The countries of the former USSR are very different from each other. When labeling the space they are united by as “post-Soviet,” we define it through the past. In this framework, the post-Soviet space is a provisional space that will cease being post-Soviet once the processes binding it with the Soviet Union terminate. For the future, this "space" still has no name. What unifies this space, besides a common history?

Today it is still impossible to tell the future of the countries of the former USSR, but we can try to outline the likely prospects of their development. Each of the post-Soviet countries naturally gravitates towards a certain center: the EU, Turkey, China, or Russia. Each of them will keep building relationships with regional or world superpowers. There is still a possibility for them, however, to create their own interstate network.

Despite the unresolved conflicts still present in the "post-Soviet" space, there emerge new opportunities for cooperation in pursuit of a new community. It turned out that the countries of the former USSR not only have a common past, but also a common present – and probably a common future. This future can particularly focus on their common efforts toward emancipation from the imperial legacy and from the violence-based model of political power inherited from the Soviet Union.

Ukrainians, Georgians, Moldovans, Armenians, Belarusians have proven that the aspiration for freedom and democracy and people’s endeavor to regain the power that the post-Soviet kleptocratic elites have been trying to take away from them was not a lesson learned on account of the European and American grants, nor was it a mere attempt to become part of the economically prosperous European space. It was a conscious choice and they were ready to sacrifice a lot for it.

The countries of the former USSR, at least some of them, have discovered common political goals. Russia’s aggression in Ukraine has seriously clouded the prospects for possible cooperation between Russia and EU in the future. In this situation, the role of the countries of the former USSR is growing. None of the post-Soviet countries alone would be able to replace Russia. Together, however, these countries are able to play a more important role in the areas of politics, economy, security, and culture. To achieve this, they should look for new ways of cooperation – not via the former imperial and Soviet centers, but by direct interaction with each other.

The building of new connections, especially among the conflicting countries, takes place not only at the state level and in the political area, but also in the cultural domain. The countries of the former USSR are discovering each other anew. The festivals of literature, cinema, and contemporary art show their genuine interest in each other, which has nothing in common with the official Soviet doctrine of "peoples’ friendship." So far, these countries have used an intermediary language for communication, with English increasingly gaining its positions and Russian increasingly losing, but in the emerging polyphony, the importance of other languages is also growing.
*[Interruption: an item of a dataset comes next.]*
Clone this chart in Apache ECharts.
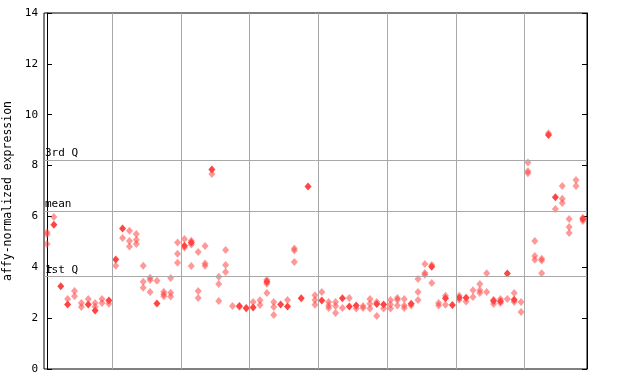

Despite their differences in territory and population size, in economic and cultural capacities, despite the absence of a dominant language and the presence of imperial memory, their horizontal relations may evolve into a new characteristic quality of the transformed post-Soviet space. A new window of opportunity is opening. Cooperation makes the countries of the former USSR more stable and secure, not only in the face of Russian aggression, but also in front of larger regional states and coalitions. An inquiry into these connections and commonalities will constitute the second important objective of our project.